— Exercise requirements —
Take the lines from the beginning of the data below through the line holding "(2,-783) rectangle (465,-1098);" and return exactly those.
-------------------------
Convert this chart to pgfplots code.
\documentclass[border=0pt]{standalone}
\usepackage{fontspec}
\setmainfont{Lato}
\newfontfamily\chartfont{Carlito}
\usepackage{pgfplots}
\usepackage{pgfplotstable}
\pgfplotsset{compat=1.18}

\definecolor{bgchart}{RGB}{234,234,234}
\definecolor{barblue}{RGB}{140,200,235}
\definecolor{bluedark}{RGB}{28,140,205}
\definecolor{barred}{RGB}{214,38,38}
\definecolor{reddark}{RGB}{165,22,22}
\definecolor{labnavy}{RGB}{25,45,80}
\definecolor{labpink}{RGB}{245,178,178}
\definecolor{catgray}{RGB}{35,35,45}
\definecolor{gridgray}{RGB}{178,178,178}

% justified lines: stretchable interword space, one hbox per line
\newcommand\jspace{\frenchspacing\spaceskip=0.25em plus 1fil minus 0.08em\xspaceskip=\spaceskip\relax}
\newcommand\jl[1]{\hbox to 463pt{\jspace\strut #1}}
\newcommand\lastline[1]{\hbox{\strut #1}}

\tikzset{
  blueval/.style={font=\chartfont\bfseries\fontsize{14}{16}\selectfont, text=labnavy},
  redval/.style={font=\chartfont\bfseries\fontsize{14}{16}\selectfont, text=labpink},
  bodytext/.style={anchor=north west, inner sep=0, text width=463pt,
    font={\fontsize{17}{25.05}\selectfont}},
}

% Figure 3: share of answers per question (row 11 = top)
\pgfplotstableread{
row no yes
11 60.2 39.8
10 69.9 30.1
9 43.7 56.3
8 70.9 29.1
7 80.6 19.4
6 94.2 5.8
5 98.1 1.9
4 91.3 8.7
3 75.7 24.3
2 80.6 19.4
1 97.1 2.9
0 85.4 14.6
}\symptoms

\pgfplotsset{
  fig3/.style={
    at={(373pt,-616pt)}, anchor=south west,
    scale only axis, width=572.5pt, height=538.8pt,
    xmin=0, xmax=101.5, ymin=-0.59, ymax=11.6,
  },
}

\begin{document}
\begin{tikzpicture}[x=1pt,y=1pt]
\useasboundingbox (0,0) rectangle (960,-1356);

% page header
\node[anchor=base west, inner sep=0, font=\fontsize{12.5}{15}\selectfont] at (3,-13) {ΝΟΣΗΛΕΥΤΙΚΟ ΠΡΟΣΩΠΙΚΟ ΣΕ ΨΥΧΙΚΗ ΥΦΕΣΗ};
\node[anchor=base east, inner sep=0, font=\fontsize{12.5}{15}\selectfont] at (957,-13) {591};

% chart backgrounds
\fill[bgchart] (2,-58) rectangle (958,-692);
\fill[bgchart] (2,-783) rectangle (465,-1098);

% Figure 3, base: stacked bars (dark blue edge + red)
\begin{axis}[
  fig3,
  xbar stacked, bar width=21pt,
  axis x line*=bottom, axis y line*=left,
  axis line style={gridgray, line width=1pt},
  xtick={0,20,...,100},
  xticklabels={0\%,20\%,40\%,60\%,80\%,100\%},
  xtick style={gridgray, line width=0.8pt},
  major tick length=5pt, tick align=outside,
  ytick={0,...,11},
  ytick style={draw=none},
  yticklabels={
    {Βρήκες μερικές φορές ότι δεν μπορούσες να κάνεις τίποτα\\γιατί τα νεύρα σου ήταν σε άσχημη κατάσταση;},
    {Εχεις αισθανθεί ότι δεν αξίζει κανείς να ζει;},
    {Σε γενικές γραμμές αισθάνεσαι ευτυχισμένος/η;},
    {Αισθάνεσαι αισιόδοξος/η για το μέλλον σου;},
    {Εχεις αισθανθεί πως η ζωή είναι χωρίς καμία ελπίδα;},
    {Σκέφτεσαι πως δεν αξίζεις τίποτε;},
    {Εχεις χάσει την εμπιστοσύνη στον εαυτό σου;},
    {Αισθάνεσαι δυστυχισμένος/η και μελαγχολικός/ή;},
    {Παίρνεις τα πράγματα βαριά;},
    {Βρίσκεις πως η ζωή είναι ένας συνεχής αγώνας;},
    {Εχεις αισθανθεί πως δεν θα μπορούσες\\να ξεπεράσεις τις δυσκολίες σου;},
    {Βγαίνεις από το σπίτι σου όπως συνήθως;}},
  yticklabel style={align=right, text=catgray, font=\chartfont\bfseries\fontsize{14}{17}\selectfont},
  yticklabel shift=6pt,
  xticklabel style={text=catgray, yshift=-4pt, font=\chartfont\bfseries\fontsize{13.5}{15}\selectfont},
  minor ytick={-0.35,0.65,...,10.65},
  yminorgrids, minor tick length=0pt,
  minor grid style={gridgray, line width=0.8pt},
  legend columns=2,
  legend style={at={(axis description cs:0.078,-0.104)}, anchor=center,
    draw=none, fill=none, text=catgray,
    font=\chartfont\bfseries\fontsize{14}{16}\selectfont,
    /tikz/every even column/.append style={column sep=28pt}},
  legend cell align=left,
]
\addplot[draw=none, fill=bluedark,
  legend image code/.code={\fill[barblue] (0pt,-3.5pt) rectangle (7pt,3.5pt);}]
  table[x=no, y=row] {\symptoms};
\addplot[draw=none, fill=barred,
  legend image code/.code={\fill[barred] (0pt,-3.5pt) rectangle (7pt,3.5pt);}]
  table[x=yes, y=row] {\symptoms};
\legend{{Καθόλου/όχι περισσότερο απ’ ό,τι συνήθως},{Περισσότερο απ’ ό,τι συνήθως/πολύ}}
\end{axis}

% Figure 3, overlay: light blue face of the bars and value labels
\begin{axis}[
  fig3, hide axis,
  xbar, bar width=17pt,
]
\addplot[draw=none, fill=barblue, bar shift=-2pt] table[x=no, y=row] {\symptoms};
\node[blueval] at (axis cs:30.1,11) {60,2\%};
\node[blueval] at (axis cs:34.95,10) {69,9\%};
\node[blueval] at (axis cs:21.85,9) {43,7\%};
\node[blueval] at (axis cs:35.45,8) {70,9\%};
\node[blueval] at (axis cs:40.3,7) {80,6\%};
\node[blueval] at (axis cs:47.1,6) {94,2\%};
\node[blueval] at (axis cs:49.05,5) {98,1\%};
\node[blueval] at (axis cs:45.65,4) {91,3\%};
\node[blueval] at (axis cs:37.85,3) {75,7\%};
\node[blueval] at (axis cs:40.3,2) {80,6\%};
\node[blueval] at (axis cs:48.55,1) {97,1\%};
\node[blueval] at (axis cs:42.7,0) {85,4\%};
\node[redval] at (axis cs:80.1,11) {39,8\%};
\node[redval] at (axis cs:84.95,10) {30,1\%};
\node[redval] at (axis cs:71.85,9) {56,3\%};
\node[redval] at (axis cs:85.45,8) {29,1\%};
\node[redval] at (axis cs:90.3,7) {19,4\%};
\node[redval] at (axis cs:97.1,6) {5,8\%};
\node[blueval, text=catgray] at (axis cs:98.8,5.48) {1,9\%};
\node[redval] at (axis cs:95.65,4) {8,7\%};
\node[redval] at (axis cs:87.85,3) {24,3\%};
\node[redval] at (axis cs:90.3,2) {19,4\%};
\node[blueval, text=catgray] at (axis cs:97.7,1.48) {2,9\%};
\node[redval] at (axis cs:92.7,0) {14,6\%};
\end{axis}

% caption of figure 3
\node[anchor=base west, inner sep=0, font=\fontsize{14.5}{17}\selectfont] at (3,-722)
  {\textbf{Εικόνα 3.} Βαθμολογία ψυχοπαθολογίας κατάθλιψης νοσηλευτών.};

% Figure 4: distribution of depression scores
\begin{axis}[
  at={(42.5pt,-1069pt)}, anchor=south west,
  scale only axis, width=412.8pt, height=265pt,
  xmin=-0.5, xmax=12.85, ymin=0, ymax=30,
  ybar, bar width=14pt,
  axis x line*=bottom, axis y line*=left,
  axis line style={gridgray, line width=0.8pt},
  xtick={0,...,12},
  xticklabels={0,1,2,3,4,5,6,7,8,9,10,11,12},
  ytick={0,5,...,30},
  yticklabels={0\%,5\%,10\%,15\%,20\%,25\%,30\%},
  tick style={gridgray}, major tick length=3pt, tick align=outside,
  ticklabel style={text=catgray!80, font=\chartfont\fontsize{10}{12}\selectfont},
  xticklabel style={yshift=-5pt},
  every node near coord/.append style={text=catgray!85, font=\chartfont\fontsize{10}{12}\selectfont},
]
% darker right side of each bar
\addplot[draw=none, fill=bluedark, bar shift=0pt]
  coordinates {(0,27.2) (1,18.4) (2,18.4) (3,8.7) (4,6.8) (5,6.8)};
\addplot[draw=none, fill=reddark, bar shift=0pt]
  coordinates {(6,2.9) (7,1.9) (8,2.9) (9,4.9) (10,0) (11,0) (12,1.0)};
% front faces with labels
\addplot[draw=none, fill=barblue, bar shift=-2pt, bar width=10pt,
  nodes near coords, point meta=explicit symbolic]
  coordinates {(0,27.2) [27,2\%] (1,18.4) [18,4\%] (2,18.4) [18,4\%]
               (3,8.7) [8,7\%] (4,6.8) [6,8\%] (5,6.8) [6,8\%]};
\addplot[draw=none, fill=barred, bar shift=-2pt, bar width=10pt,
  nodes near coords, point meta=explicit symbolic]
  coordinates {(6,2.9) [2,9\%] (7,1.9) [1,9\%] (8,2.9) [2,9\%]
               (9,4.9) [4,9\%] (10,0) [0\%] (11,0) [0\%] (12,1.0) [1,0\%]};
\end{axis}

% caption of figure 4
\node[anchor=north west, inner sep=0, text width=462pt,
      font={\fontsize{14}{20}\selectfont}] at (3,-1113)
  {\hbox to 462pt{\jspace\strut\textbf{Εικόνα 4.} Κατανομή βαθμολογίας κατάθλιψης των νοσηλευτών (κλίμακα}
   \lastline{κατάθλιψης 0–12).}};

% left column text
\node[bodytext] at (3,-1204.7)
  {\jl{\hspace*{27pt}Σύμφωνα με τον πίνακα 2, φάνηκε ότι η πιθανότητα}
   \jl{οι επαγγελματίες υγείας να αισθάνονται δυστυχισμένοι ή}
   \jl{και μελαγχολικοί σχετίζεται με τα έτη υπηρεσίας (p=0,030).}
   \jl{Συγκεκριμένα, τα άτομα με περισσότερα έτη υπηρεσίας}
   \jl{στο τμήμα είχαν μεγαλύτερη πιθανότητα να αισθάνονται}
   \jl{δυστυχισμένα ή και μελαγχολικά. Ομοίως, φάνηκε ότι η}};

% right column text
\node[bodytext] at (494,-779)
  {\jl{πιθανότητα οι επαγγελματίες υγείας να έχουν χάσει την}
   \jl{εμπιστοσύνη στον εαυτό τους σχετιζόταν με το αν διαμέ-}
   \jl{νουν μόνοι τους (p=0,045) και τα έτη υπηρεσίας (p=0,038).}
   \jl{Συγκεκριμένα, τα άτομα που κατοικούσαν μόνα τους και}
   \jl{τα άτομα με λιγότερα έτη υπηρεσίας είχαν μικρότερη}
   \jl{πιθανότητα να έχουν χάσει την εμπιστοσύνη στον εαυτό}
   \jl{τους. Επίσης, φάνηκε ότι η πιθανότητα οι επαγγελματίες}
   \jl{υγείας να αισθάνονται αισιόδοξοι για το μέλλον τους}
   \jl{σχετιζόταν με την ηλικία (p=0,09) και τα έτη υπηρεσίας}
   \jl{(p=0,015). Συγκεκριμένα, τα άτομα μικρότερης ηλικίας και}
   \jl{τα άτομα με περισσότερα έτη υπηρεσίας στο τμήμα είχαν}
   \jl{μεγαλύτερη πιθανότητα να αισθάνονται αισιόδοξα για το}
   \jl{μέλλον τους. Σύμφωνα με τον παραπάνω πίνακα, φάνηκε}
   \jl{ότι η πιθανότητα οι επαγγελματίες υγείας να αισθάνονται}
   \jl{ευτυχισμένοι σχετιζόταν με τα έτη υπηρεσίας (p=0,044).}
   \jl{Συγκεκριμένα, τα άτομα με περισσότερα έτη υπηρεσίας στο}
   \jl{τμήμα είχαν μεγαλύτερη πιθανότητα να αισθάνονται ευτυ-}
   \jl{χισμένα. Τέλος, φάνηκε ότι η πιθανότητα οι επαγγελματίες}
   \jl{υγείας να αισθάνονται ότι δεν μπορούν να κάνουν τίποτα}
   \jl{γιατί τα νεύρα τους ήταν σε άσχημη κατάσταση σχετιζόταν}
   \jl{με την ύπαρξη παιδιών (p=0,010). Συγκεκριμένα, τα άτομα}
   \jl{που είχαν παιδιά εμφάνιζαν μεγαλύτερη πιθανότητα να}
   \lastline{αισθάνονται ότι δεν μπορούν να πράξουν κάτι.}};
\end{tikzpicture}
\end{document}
-------------------------
— Solution for this problem —
Convert this chart to pgfplots code.
\documentclass[border=0pt]{standalone}
\usepackage{fontspec}
\setmainfont{Lato}
\newfontfamily\chartfont{Carlito}
\usepackage{pgfplots}
\usepackage{pgfplotstable}
\pgfplotsset{compat=1.18}

\definecolor{bgchart}{RGB}{234,234,234}
\definecolor{barblue}{RGB}{140,200,235}
\definecolor{bluedark}{RGB}{28,140,205}
\definecolor{barred}{RGB}{214,38,38}
\definecolor{reddark}{RGB}{165,22,22}
\definecolor{labnavy}{RGB}{25,45,80}
\definecolor{labpink}{RGB}{245,178,178}
\definecolor{catgray}{RGB}{35,35,45}
\definecolor{gridgray}{RGB}{178,178,178}

% justified lines: stretchable interword space, one hbox per line
\newcommand\jspace{\frenchspacing\spaceskip=0.25em plus 1fil minus 0.08em\xspaceskip=\spaceskip\relax}
\newcommand\jl[1]{\hbox to 463pt{\jspace\strut #1}}
\newcommand\lastline[1]{\hbox{\strut #1}}

\tikzset{
  blueval/.style={font=\chartfont\bfseries\fontsize{14}{16}\selectfont, text=labnavy},
  redval/.style={font=\chartfont\bfseries\fontsize{14}{16}\selectfont, text=labpink},
  bodytext/.style={anchor=north west, inner sep=0, text width=463pt,
    font={\fontsize{17}{25.05}\selectfont}},
}

% Figure 3: share of answers per question (row 11 = top)
\pgfplotstableread{
row no yes
11 60.2 39.8
10 69.9 30.1
9 43.7 56.3
8 70.9 29.1
7 80.6 19.4
6 94.2 5.8
5 98.1 1.9
4 91.3 8.7
3 75.7 24.3
2 80.6 19.4
1 97.1 2.9
0 85.4 14.6
}\symptoms

\pgfplotsset{
  fig3/.style={
    at={(373pt,-616pt)}, anchor=south west,
    scale only axis, width=572.5pt, height=538.8pt,
    xmin=0, xmax=101.5, ymin=-0.59, ymax=11.6,
  },
}

\begin{document}
\begin{tikzpicture}[x=1pt,y=1pt]
\useasboundingbox (0,0) rectangle (960,-1356);

% page header
\node[anchor=base west, inner sep=0, font=\fontsize{12.5}{15}\selectfont] at (3,-13) {ΝΟΣΗΛΕΥΤΙΚΟ ΠΡΟΣΩΠΙΚΟ ΣΕ ΨΥΧΙΚΗ ΥΦΕΣΗ};
\node[anchor=base east, inner sep=0, font=\fontsize{12.5}{15}\selectfont] at (957,-13) {591};

% chart backgrounds
\fill[bgchart] (2,-58) rectangle (958,-692);
\fill[bgchart] (2,-783) rectangle (465,-1098);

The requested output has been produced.